The City of Newark is currently $40 million in the hole and expected to pay out $125 million to bondholders in the next few months. They have already sold multiple government buildings to cut their deficit. The sale of Prudential Center looks more and more attractive to political leaders every single day.
The four-year old facility has been turning a large profit, ranking 24th worldwide in ticket sales — 11th in the US — beating out their previous home The Izod Center (formerly Continental Airlines Arena), according to Pollstar. Venues Today has placed them in 13th place. The figures from Pollstar do not include 75 games played by the New Jersey Devils, New Jersey Nets and Seton Hall. Pollstar also does not include certain events like wrestling and various fighting matches.
Newark’s Prudential Center stands to make a profit for any owner. That is, if they’re willing to hold onto the investment. The City of Newark is looking to recuperate their costs as quickly as possible to fix their major debt issues, rather than letting the investment grow. Thousands of city employees, including firefighters and police officers, have been laid off due to the recession. Newark has become desperate.
The Devils face threats of being completely sold outright, as well as having their arena sold out from underneath them by the Newark Housing Authority. The back rent is the least of Newark’s financial problems.
Throw in the dwindling ticket sales for Devils games due to the horrendous winter they have had, it looks like they could use a fresh new start.
The summer of Kovalchuk was only the beginning of the bad luck the Devils were to face. It’s still ongoing, even though they are 7-1-1 in their last nine games. Just as they have finally turned things around, they are struck with news of Brick City possibly forcing the sale of the team.
Brick City’s involvement was solely to invest in a team that could help turn the City of Newark around. Apparently, the Devils and the new arena have done just that. Who knew that a recession could worsen the City of Newark’s conditions even further? If it wasn’t for the Devils and Prudential Center, things could have been much worse.
Both Vanderbeek and the owners from Brick City have been at odds for the last few years. The news of a possible sale has been leading to this moment for some time now.
New Jersey Devils vs. Ottawa Senators, 2-1
Only 7,218 fans made it out to Prudential Center on a night where an ice storm was expected to hit immediately following the game. The Devils offensive power from the blueline all the way to the frontlines barreled down upon Senators goalie Robin Lehner. The rookie faced 33 shots, and only allowed two goals.
Nick Palmieri was the first to best him just 35 seconds into the second period.
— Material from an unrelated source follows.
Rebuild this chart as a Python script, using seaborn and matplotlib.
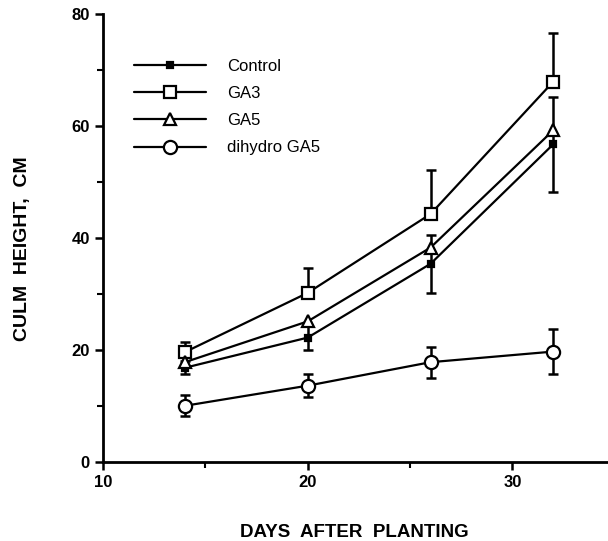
import numpy as np
import pandas as pd
import matplotlib
matplotlib.use('Agg')
import matplotlib.pyplot as plt
from matplotlib.ticker import MultipleLocator
import seaborn as sns

# 数据（从图上读出来的）
days = [14, 20, 26, 32]
control = [16.8, 22.2, 35.4, 56.8]
ga3 = [19.6, 30.2, 44.3, 68.0]
ga5 = [17.8, 25.1, 38.3, 59.3]
dihydro = [10.0, 13.6, 17.8, 19.7]

# 误差棒
control_err = [1.2, 2.2, 5.2, 8.5]
ga3_err_up = [1.9, 4.5, 7.8, 8.7]
dihydro_err = [1.9, 2.1, 2.8, 4.0]

labels = ['Control', 'GA3', 'GA5', 'dihydro GA5']

sns.set_style('ticks')
plt.rcParams['font.family'] = ['Liberation Sans', 'DejaVu Sans']
# 全部改成纯黑
for k in ['text.color', 'axes.labelcolor', 'xtick.color', 'ytick.color', 'axes.edgecolor']:
    plt.rcParams[k] = 'black'

fig = plt.figure(figsize=(6.08, 5.41), dpi=100)
ax = fig.add_axes([0.1694, 0.1466, 0.8306, 0.8266])

# 误差棒先画，放在线下面
ax.errorbar(days, control, yerr=control_err, fmt='none', ecolor='k',
            elinewidth=1.8, capsize=3.3, capthick=1.8, zorder=1)
ax.errorbar(days, ga3, yerr=[np.zeros(4), ga3_err_up], fmt='none', ecolor='k',
            elinewidth=1.8, capsize=3.3, capthick=1.8, zorder=1)
ax.errorbar(days, dihydro, yerr=dihydro_err, fmt='none', ecolor='k',
            elinewidth=1.8, capsize=3.3, capthick=1.8, zorder=1)

series = [
    (control, 's', 'k', 5),
    (ga3, 's', 'white', 9),
    (ga5, '^', 'white', 8.5),
    (dihydro, 'o', 'white', 9.5),
]
for (vals, mk, fc, ms), lab in zip(series, labels):
    df = pd.DataFrame({'day': days, 'h': vals})
    sns.lineplot(data=df, x='day', y='h', ax=ax, color='k', lw=1.6,
                 marker=mk, markersize=ms, markerfacecolor=fc,
                 markeredgecolor='k', markeredgewidth=1.6, label=lab, zorder=3)

ax.set_xlim(10, 34.67)
ax.set_ylim(0, 80)
ax.xaxis.set_major_locator(MultipleLocator(10))
ax.xaxis.set_minor_locator(MultipleLocator(5))
ax.yaxis.set_major_locator(MultipleLocator(20))
ax.yaxis.set_minor_locator(MultipleLocator(10))
ax.tick_params(which='major', direction='out', length=6, width=1.8, labelsize=12)
ax.tick_params(which='minor', direction='out', length=4, width=1.5)
for t in ax.get_xticklabels() + ax.get_yticklabels():
    t.set_fontweight('bold')

sns.despine(ax=ax)
for s in ['left', 'bottom']:
    ax.spines[s].set_linewidth(2)

ax.set_xlabel('DAYS  AFTER  PLANTING', fontsize=13.5, fontweight='bold')
ax.set_ylabel('CULM  HEIGHT,  CM', fontsize=14, fontweight='bold')
ax.xaxis.set_label_coords(0.497, -0.159)
ax.xaxis.label.set_va('center')
ax.yaxis.set_label_coords(-0.159, 0.476)
ax.yaxis.label.set_va('center')

leg = ax.legend(loc='upper left', bbox_to_anchor=(0.061, 0.9005), frameon=False,
                fontsize=12, handlelength=4.35, handletextpad=1.24,
                labelspacing=0.73, borderpad=0, borderaxespad=0)

fig.savefig('out.png', dpi=100)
But the Sens had a huge chance later in the period when Anton Volchenkov headed to the penalty box at 3:17, followed by Dainius Zubrus at 4:59. The two-man advantage finally gave Ottawa their first goal at 5:09 from Alex Kovalev.
Zubrus popped one up over Lehner’s shoulder at 14:17 in the final stanza to give the Devils their 2-1 victory.
Ottawa’s offensive power was lackluster as they only were able to generate 16 shots on goal. In the first two periods, the Devils dominated the puck possession battle as the Senators were only able to generate two shots in the first period, and four in the second.
This marked the Devils seventh win in nine games, but they are still 20 points away from the eighth seed in the Eastern Conference. With 32 games left in the season, the Devils would need to win almost all of their games from here until the end of the year in order to weasel their way into that last and final spot in the East.